On recognition algorithms and structure of graphs with restricted induced cycles

Abstract

We call an induced cycle of length at least four a hole. The parity of a hole is the parity of its length.Forbidding holes of certain types in a graph has deep structural implications. In 2006, Chudnovksy, Seymour, Robertson, and Thomas famously proved that a graph is perfect if and only if it does not contain an odd hole or a complement of an odd hole. In 2002, Conforti, Cornuéjols, Kapoor and Vušković provided a structural description of the class of even-hole-free graphs.
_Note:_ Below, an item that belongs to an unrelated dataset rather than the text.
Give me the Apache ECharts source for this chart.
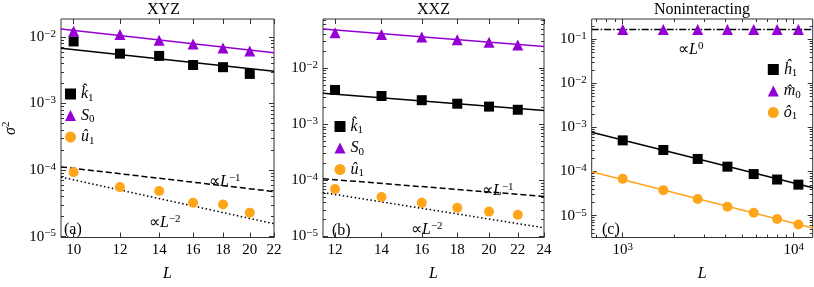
<!DOCTYPE html>
<html><head><meta charset="utf-8">
<script src="https://cdn.jsdelivr.net/npm/echarts@6/dist/echarts.min.js"></script>
<style>html,body{margin:0;padding:0;background:#fff}#c{width:814px;height:287px}</style>
</head><body><div id="c"></div>
<script>
// ---------- data ----------
// Panel (a) XYZ
const L_xyz   = [10, 12, 14, 16, 18, 20];
const xyz_k1  = [0.00858, 0.00562, 0.00520, 0.00380, 0.00352, 0.00279];
const xyz_S0  = [0.01222, 0.01094, 0.00896, 0.00784, 0.00686, 0.00615];
const xyz_u1  = [9.26e-5, 5.54e-5, 4.85e-5, 3.22e-5, 3.04e-5, 2.29e-5];
const xyz_fitL   = [9.515, 22];
const xyz_k1Fit  = [0.00679, 0.00306];
const xyz_S0Fit  = [0.01315, 0.00581];
const xyz_inv1   = [1.116e-4, 4.75e-5];
const xyz_inv2   = [7.84e-5, 1.56e-5];
const xyz_xTicks = [10, 12, 14, 16, 18, 20, 22];

// Panel (b) XXZ
const L_xxz   = [12, 14, 16, 18, 20, 22];
const xxz_k1  = [0.00408, 0.00318, 0.00268, 0.00232, 0.00206, 0.00181];
const xxz_S0  = [0.0427, 0.0398, 0.0358, 0.0318, 0.0287, 0.0258];
const xxz_u1  = [7.0e-5, 5.05e-5, 3.98e-5, 3.26e-5, 2.78e-5, 2.45e-5];
const xxz_fitL   = [11.53, 24];
const xxz_k1Fit  = [0.00358, 0.00176];
const xxz_S0Fit  = [0.0499, 0.0242];
const xxz_inv1   = [1.07e-4, 5.19e-5];
const xxz_inv2   = [6.08e-5, 1.43e-5];
const xxz_xTicks = [12, 14, 16, 18, 20, 22, 24];

// Panel (c) Noninteracting
const L_free  = [1000, 1728, 2744, 4096, 5832, 8000, 10648];
const free_h1 = [5.09e-4, 3.08e-4, 1.93e-4, 1.29e-4, 8.77e-5, 6.59e-5, 5.05e-5];
const free_m0 = [0.165, 0.165, 0.165, 0.165, 0.165, 0.165, 0.165];
const free_o1 = [6.83e-5, 3.79e-5, 2.38e-5, 1.59e-5, 1.16e-5, 8.39e-6, 6.32e-6];
const free_fitL  = [658.5, 12915];
const free_h1Fit = [7.74e-4, 4.27e-5];
const free_o1Fit = [9.86e-5, 5.25e-6];
const free_m0Fit = [0.167, 0.167];
const free_xTicks = [1000, 10000];

const titles = ['XYZ', 'XXZ', 'Noninteracting'];

// ---------- styling ----------
const FONT = 'Liberation Serif';
const BLACK = '#000000', PURPLE = '#9400d3', ORANGE = '#ffa51c', FRAME = '#333333';
const lg = Math.log10;
const R = {
  b: {fontFamily: FONT, fontSize: 15, color: '#000', lineHeight: 17},
  s: {fontFamily: FONT, fontSize: 11, color: '#000', lineHeight: 9, verticalAlign: 'top'},
  i: {fontFamily: FONT, fontSize: 16, fontStyle: 'italic', color: '#000', lineHeight: 19},
  n: {fontFamily: FONT, fontSize: 16, color: '#000', lineHeight: 19},
  ss: {fontFamily: FONT, fontSize: 11, color: '#000', lineHeight: 10, verticalAlign: 'top'},
  sub: {fontFamily: FONT, fontSize: 11, color: '#000', lineHeight: 9, verticalAlign: 'bottom'}
};

function decades(lo, hi) { const r = []; for (let k = Math.ceil(lo - 1e-9); k <= hi + 1e-9; k++) r.push(k); return r; }
function minors(lo, hi) { const r = []; for (let k = Math.floor(lo) ; k <= Math.ceil(hi); k++) for (let m = 2; m <= 9; m++) { const v = k + lg(m); if (v > lo && v < hi) r.push(v); } return r; }
const pts = (Ls, vs) => Ls.map((L, i) => [lg(L), lg(vs[i])]);

const grids = [], xAxes = [], yAxes = [], series = [], legends = [];
const supFmt = v => { const k = Math.round(v); return '{b|10}{s|' + (k < 0 ? '\u2212' + (-k) : k) + '}'; };

function tickAxis(base, pos, vals, len, labels) {
  return Object.assign({}, base, {
    position: pos,
    axisLine: {show: false}, splitLine: {show: false},
    axisTick: {show: true, inside: true, length: len, lineStyle: {color: FRAME, width: 1}, customValues: vals},
    axisLabel: labels ? Object.assign({customValues: vals}, labels) : {show: false}
  });
}

function panel(p) {
  const g = grids.length;
  grids.push({left: p.left, top: 19, width: p.width, height: 227, show: true, borderColor: FRAME, borderWidth: 1, backgroundColor: 'rgba(0,0,0,0)'});
  const xb = {type: 'value', gridIndex: g, min: p.x[0], max: p.x[1]};
  const yb = {type: 'value', gridIndex: g, min: p.y[0], max: p.y[1]};
  const xi = xAxes.length;
  const xMain = tickAxis(xb, 'bottom', p.xMajor, 5, {margin: 4, formatter: p.xFmt, rich: R, fontFamily: FONT, fontSize: 15, color: '#000'});
  xMain.name = '{i|L}'; xMain.nameLocation = 'middle'; xMain.nameGap = 27;
  xMain.nameTextStyle = {rich: R};
  xAxes.push(xMain);
  xAxes.push(tickAxis(xb, 'top', p.xMajor, 5, null));
  if (p.xMinor) { xAxes.push(tickAxis(xb, 'bottom', p.xMinor, 3, null)); xAxes.push(tickAxis(xb, 'top', p.xMinor, 3, null)); }
  const yi = yAxes.length;
  const yMajor = decades(p.y[0], p.y[1]);
  const yMain = tickAxis(yb, 'left', yMajor, 5, {margin: 5, formatter: supFmt, rich: R, fontFamily: FONT, fontSize: 15, color: '#000'});
  if (p.yName) { yMain.name = '{i|\u03c3}{ss|2}'; yMain.nameLocation = 'middle'; yMain.nameGap = 41; yMain.nameRotate = 90; yMain.nameTextStyle = {rich: R}; }
  yAxes.push(yMain);
  yAxes.push(tickAxis(yb, 'right', yMajor, 5, null));
  const ym = minors(p.y[0], p.y[1]);
  yAxes.push(tickAxis(yb, 'left', ym, 3, null));
  yAxes.push(tickAxis(yb, 'right', ym, 3, null));
  p.lines.forEach(l => series.push({type: 'line', xAxisIndex: xi, yAxisIndex: yi, data: pts(l.L, l.v), showSymbol: false, silent: true, z: 2,
    lineStyle: {color: l.color, width: 1.5, type: l.type || 'solid'}}));
  p.marks.forEach(m => series.push({type: 'scatter', name: m.name, xAxisIndex: xi, yAxisIndex: yi, data: pts(m.L, m.v), symbol: m.symbol, symbolSize: m.size, z: 3,
    itemStyle: {color: m.color, opacity: 1}}));
  legends.push({data: p.marks.map(m => m.name), orient: 'vertical', left: p.leg[0], top: p.leg[1], itemWidth: 11, itemHeight: 11, itemGap: 4,
    selectedMode: false, formatter: n => p.marks.find(m => m.name === n).label, textStyle: {rich: R}, padding: 0});
}

const intFmt = v => '{b|' + Math.round(Math.pow(10, v)) + '}';

panel({left: 53, width: 221, x: [lg(9.515), lg(22)], y: [-5.014, -1.729], xMajor: xyz_xTicks.map(lg), xFmt: intFmt, yName: true, leg: [65, 86],
  lines: [
    {L: xyz_fitL, v: xyz_S0Fit, color: PURPLE}, {L: xyz_fitL, v: xyz_k1Fit, color: BLACK},
    {L: xyz_fitL, v: xyz_inv1, color: BLACK, type: [6, 3]}, {L: xyz_fitL, v: xyz_inv2, color: BLACK, type: [1.5, 2.5]}],
  marks: [
    {name: 'a_k1', L: L_xyz, v: xyz_k1, symbol: 'rect', size: 10, color: BLACK, label: '{i|k\u0302}{sub|1}'},
    {name: 'a_S0', L: L_xyz, v: xyz_S0, symbol: 'triangle', size: 11, color: PURPLE, label: '{i|S}{sub|0}'},
    {name: 'a_u1', L: L_xyz, v: xyz_u1, symbol: 'circle', size: 10, color: ORANGE, label: '{i|\u00fb}{sub|1}'}]});

panel({left: 323, width: 221, x: [lg(11.53), lg(24)], y: [-5.017, -1.126], xMajor: xxz_xTicks.map(lg), xFmt: intFmt, leg: [334.5, 118.5],
  lines: [
    {L: xxz_fitL, v: xxz_S0Fit, color: PURPLE}, {L: xxz_fitL, v: xxz_k1Fit, color: BLACK},
    {L: xxz_fitL, v: xxz_inv1, color: BLACK, type: [6, 3]}, {L: xxz_fitL, v: xxz_inv2, color: BLACK, type: [1.5, 2.5]}],
  marks: [
    {name: 'b_k1', L: L_xxz, v: xxz_k1, symbol: 'rect', size: 10, color: BLACK, label: '{i|k\u0302}{sub|1}'},
    {name: 'b_S0', L: L_xxz, v: xxz_S0, symbol: 'triangle', size: 11, color: PURPLE, label: '{i|S}{sub|0}'},
    {name: 'b_u1', L: L_xxz, v: xxz_u1, symbol: 'circle', size: 10, color: ORANGE, label: '{i|\u00fb}{sub|1}'}]});

panel({left: 591.7, width: 221, x: [lg(free_fitL[0]), lg(free_fitL[1])], y: [-5.495, -0.542], xMajor: free_xTicks.map(lg), xFmt: supFmt,
  xMinor: minors(lg(free_fitL[0]), lg(free_fitL[1])), leg: [767.8, 61.5],
  lines: [
    {L: free_fitL, v: free_m0Fit, color: BLACK, type: [7, 2, 1.5, 2]}, {L: free_fitL, v: free_h1Fit, color: BLACK},
    {L: free_fitL, v: free_o1Fit, color: ORANGE}],
  marks: [
    {name: 'c_h1', L: L_free, v: free_h1, symbol: 'rect', size: 10, color: BLACK, label: '{i|\u0125}{sub|1}'},
    {name: 'c_m0', L: L_free, v: free_m0, symbol: 'triangle', size: 11, color: PURPLE, label: '{i|m\u0302}{sub|0}'},
    {name: 'c_o1', L: L_free, v: free_o1, symbol: 'circle', size: 10, color: ORANGE, label: '{i|\u00f4}{sub|1}'}]});

const txt = (x, y, text, align) => ({type: 'text', x: x, y: y, silent: true,
  style: {text: text, rich: R, textAlign: align || 'left', textVerticalAlign: 'middle', fill: '#000', fontFamily: FONT, fontSize: 16}});

const graphics = [
  {type: 'text', x: 163.5, y: 10, style: {text: titles[0], textAlign: 'center', textVerticalAlign: 'middle', fontFamily: FONT, fontSize: 16, fill: '#000'}},
  {type: 'text', x: 433.5, y: 10, style: {text: titles[1], textAlign: 'center', textVerticalAlign: 'middle', fontFamily: FONT, fontSize: 16, fill: '#000'}},
  {type: 'text', x: 702, y: 10, style: {text: titles[2], textAlign: 'center', textVerticalAlign: 'middle', fontFamily: FONT, fontSize: 16, fill: '#000'}},
  txt(209, 182, '{n|\u221d}{i|L}{ss|\u22121}'),
  txt(149, 223, '{n|\u221d}{i|L}{ss|\u22122}'),
  txt(64, 230, '{n|(a)}'),
  txt(482, 191, '{n|\u221d}{i|L}{ss|\u22121}'),
  txt(411, 230, '{n|\u221d}{i|L}{ss|\u22122}'),
  txt(332, 231, '{n|(b)}'),
  txt(678, 50, '{n|\u221d}{i|L}{ss|0}'),
  txt(602, 230, '{n|(c)}')
];

const chart = echarts.init(document.getElementById('c'), null, {renderer: 'canvas'});
chart.setOption({
  animation: false,
  backgroundColor: '#fff',
  grid: grids, xAxis: xAxes, yAxis: yAxes, series: series, legend: legends, graphic: graphics
});
</script>
</body></html>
In Chapter 3, we provide a structural description of all graphs that contain only holes of length ℓ for every ℓ ≥ 4.

Analysis of how holes interact with graph structure has yielded detection algorithms for holes of various lengths and parities.In 1991, Bienstock showed it is NP-Hard to test whether a graph G has an even (or odd) hole containing a specified vertex v∈V(G). In 2002, Conforti, Cornuéjols, Kapoor and Vušković gave a polynomial-time algorithm to recognize even-hole-free graphs using their structure theorem. In 2003, Chudnovsky, Kawarabayashi and Seymour provided a simpler and slightly faster algorithm to test whether a graph contains an even hole. In 2019, Chudnovsky, Scott, Seymour and Spirkl provided a polynomial-time algorithm to test whether a graph contains an odd hole. Later that year, Chudnovsky, Scott and Seymour strengthened this result by providing a polynomial-time algorithm to test whether a graph contains an odd hole of length at least ℓ for any fixed integer ℓ ≥ 5. In Chapter 2, we provide a polynomial-time algorithm to test whether a graph contains an even hole of length at least ℓ for any fixed integer ℓ ≥ 4.